## SHORT EXERCISE
Copy out the data below as written; omit any images.

## DATASET EXCERPT
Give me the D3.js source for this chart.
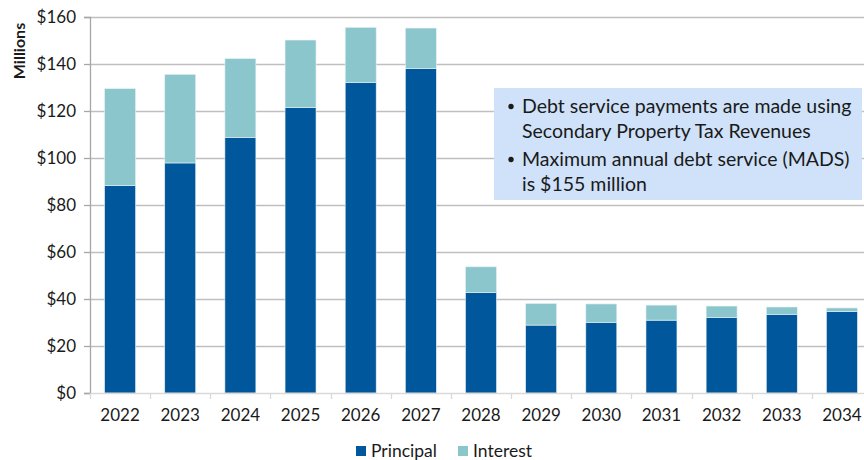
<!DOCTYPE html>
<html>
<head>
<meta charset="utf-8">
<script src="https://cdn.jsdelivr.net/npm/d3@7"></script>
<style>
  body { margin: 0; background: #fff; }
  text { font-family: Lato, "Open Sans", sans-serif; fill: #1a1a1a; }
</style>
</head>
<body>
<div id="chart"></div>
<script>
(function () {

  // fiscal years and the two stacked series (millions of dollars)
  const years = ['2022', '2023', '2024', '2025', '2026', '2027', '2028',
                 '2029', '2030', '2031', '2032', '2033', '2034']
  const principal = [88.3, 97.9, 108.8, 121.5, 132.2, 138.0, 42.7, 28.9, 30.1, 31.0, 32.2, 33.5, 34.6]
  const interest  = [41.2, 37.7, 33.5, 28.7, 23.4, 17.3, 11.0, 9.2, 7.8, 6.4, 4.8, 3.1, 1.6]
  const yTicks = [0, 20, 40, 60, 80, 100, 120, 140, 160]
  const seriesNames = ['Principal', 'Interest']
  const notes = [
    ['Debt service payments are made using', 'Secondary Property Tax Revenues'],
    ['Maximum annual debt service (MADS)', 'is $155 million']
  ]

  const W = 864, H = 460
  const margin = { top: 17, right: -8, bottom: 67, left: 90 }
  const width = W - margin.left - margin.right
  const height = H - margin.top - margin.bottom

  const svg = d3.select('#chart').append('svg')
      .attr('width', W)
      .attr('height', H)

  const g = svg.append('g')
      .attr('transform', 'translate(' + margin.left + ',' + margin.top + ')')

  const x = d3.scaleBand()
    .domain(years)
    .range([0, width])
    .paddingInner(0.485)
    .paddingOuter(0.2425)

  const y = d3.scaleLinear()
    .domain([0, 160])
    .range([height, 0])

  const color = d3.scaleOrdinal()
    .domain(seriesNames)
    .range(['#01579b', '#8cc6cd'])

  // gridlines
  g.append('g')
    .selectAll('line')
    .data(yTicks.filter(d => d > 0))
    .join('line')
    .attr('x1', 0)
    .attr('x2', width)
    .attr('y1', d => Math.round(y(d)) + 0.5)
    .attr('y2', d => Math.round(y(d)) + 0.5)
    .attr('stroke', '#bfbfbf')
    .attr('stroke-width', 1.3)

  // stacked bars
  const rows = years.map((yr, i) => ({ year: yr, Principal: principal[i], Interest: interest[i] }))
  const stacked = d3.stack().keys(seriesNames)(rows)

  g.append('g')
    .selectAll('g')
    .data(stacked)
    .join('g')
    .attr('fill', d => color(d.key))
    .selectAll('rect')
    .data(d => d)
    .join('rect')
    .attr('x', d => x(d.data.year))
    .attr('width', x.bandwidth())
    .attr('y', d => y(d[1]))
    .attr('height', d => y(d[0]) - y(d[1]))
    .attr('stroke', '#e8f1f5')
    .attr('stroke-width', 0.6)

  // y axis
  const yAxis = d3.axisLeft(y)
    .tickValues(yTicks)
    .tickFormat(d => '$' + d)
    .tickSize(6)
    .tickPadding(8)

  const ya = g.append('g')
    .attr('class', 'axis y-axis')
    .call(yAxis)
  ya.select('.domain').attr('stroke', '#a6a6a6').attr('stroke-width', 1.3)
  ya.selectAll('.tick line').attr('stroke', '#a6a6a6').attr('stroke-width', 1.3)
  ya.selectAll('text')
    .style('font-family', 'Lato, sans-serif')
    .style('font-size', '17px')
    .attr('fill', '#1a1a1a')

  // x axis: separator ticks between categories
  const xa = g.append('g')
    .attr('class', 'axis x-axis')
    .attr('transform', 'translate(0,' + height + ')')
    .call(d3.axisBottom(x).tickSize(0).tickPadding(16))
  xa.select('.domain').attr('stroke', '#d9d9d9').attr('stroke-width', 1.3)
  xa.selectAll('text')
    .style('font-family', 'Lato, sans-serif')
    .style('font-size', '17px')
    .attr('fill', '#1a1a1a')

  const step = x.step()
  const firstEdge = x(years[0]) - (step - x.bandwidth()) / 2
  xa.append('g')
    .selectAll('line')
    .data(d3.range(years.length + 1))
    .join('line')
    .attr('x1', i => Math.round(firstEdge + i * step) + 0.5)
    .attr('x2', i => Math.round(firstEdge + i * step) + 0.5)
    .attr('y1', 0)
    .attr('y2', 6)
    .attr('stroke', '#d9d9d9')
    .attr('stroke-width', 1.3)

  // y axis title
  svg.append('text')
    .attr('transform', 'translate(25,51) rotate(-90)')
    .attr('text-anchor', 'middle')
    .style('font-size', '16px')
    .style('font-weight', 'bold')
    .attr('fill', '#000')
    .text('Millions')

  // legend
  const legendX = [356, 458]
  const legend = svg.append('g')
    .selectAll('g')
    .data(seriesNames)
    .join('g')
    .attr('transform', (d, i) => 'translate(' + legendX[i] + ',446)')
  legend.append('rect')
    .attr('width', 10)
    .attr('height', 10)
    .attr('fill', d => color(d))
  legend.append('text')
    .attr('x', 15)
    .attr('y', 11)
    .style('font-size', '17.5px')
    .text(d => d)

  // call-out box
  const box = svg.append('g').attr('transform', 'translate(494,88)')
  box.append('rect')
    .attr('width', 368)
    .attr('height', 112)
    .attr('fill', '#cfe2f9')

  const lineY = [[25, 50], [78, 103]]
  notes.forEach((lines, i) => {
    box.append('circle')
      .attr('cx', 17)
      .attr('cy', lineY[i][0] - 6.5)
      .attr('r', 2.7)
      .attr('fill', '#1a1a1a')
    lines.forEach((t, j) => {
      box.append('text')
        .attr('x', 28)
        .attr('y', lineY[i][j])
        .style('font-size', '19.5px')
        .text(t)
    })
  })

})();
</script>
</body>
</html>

## COMPLETE OUTPUT
Give me the D3.js source for this chart.
<!DOCTYPE html>
<html>
<head>
<meta charset="utf-8">
<script src="https://cdn.jsdelivr.net/npm/d3@7"></script>
<style>
  body { margin: 0; background: #fff; }
  text { font-family: Lato, "Open Sans", sans-serif; fill: #1a1a1a; }
</style>
</head>
<body>
<div id="chart"></div>
<script>
(function () {

  // fiscal years and the two stacked series (millions of dollars)
  const years = ['2022', '2023', '2024', '2025', '2026', '2027', '2028',
                 '2029', '2030', '2031', '2032', '2033', '2034']
  const principal = [88.3, 97.9, 108.8, 121.5, 132.2, 138.0, 42.7, 28.9, 30.1, 31.0, 32.2, 33.5, 34.6]
  const interest  = [41.2, 37.7, 33.5, 28.7, 23.4, 17.3, 11.0, 9.2, 7.8, 6.4, 4.8, 3.1, 1.6]
  const yTicks = [0, 20, 40, 60, 80, 100, 120, 140, 160]
  const seriesNames = ['Principal', 'Interest']
  const notes = [
    ['Debt service payments are made using', 'Secondary Property Tax Revenues'],
    ['Maximum annual debt service (MADS)', 'is $155 million']
  ]

  const W = 864, H = 460
  const margin = { top: 17, right: -8, bottom: 67, left: 90 }
  const width = W - margin.left - margin.right
  const height = H - margin.top - margin.bottom

  const svg = d3.select('#chart').append('svg')
      .attr('width', W)
      .attr('height', H)

  const g = svg.append('g')
      .attr('transform', 'translate(' + margin.left + ',' + margin.top + ')')

  const x = d3.scaleBand()
    .domain(years)
    .range([0, width])
    .paddingInner(0.485)
    .paddingOuter(0.2425)

  const y = d3.scaleLinear()
    .domain([0, 160])
    .range([height, 0])

  const color = d3.scaleOrdinal()
    .domain(seriesNames)
    .range(['#01579b', '#8cc6cd'])

  // gridlines
  g.append('g')
    .selectAll('line')
    .data(yTicks.filter(d => d > 0))
    .join('line')
    .attr('x1', 0)
    .attr('x2', width)
    .attr('y1', d => Math.round(y(d)) + 0.5)
    .attr('y2', d => Math.round(y(d)) + 0.5)
    .attr('stroke', '#bfbfbf')
    .attr('stroke-width', 1.3)

  // stacked bars
  const rows = years.map((yr, i) => ({ year: yr, Principal: principal[i], Interest: interest[i] }))
  const stacked = d3.stack().keys(seriesNames)(rows)

  g.append('g')
    .selectAll('g')
    .data(stacked)
    .join('g')
    .attr('fill', d => color(d.key))
    .selectAll('rect')
    .data(d => d)
    .join('rect')
    .attr('x', d => x(d.data.year))
    .attr('width', x.bandwidth())
    .attr('y', d => y(d[1]))
    .attr('height', d => y(d[0]) - y(d[1]))
    .attr('stroke', '#e8f1f5')
    .attr('stroke-width', 0.6)

  // y axis
  const yAxis = d3.axisLeft(y)
    .tickValues(yTicks)
    .tickFormat(d => '$' + d)
    .tickSize(6)
    .tickPadding(8)

  const ya = g.append('g')
    .attr('class', 'axis y-axis')
    .call(yAxis)
  ya.select('.domain').attr('stroke', '#a6a6a6').attr('stroke-width', 1.3)
  ya.selectAll('.tick line').attr('stroke', '#a6a6a6').attr('stroke-width', 1.3)
  ya.selectAll('text')
    .style('font-family', 'Lato, sans-serif')
    .style('font-size', '17px')
    .attr('fill', '#1a1a1a')

  // x axis: separator ticks between categories
  const xa = g.append('g')
    .attr('class', 'axis x-axis')
    .attr('transform', 'translate(0,' + height + ')')
    .call(d3.axisBottom(x).tickSize(0).tickPadding(16))
  xa.select('.domain').attr('stroke', '#d9d9d9').attr('stroke-width', 1.3)
  xa.selectAll('text')
    .style('font-family', 'Lato, sans-serif')
    .style('font-size', '17px')
    .attr('fill', '#1a1a1a')

  const step = x.step()
  const firstEdge = x(years[0]) - (step - x.bandwidth()) / 2
  xa.append('g')
    .selectAll('line')
    .data(d3.range(years.length + 1))
    .join('line')
    .attr('x1', i => Math.round(firstEdge + i * step) + 0.5)
    .attr('x2', i => Math.round(firstEdge + i * step) + 0.5)
    .attr('y1', 0)
    .attr('y2', 6)
    .attr('stroke', '#d9d9d9')
    .attr('stroke-width', 1.3)

  // y axis title
  svg.append('text')
    .attr('transform', 'translate(25,51) rotate(-90)')
    .attr('text-anchor', 'middle')
    .style('font-size', '16px')
    .style('font-weight', 'bold')
    .attr('fill', '#000')
    .text('Millions')

  // legend
  const legendX = [356, 458]
  const legend = svg.append('g')
    .selectAll('g')
    .data(seriesNames)
    .join('g')
    .attr('transform', (d, i) => 'translate(' + legendX[i] + ',446)')
  legend.append('rect')
    .attr('width', 10)
    .attr('height', 10)
    .attr('fill', d => color(d))
  legend.append('text')
    .attr('x', 15)
    .attr('y', 11)
    .style('font-size', '17.5px')
    .text(d => d)

  // call-out box
  const box = svg.append('g').attr('transform', 'translate(494,88)')
  box.append('rect')
    .attr('width', 368)
    .attr('height', 112)
    .attr('fill', '#cfe2f9')

  const lineY = [[25, 50], [78, 103]]
  notes.forEach((lines, i) => {
    box.append('circle')
      .attr('cx', 17)
      .attr('cy', lineY[i][0] - 6.5)
      .attr('r', 2.7)
      .attr('fill', '#1a1a1a')
    lines.forEach((t, j) => {
      box.append('text')
        .attr('x', 28)
        .attr('y', lineY[i][j])
        .style('font-size', '19.5px')
        .text(t)
    })
  })

})();
</script>
</body>
</html>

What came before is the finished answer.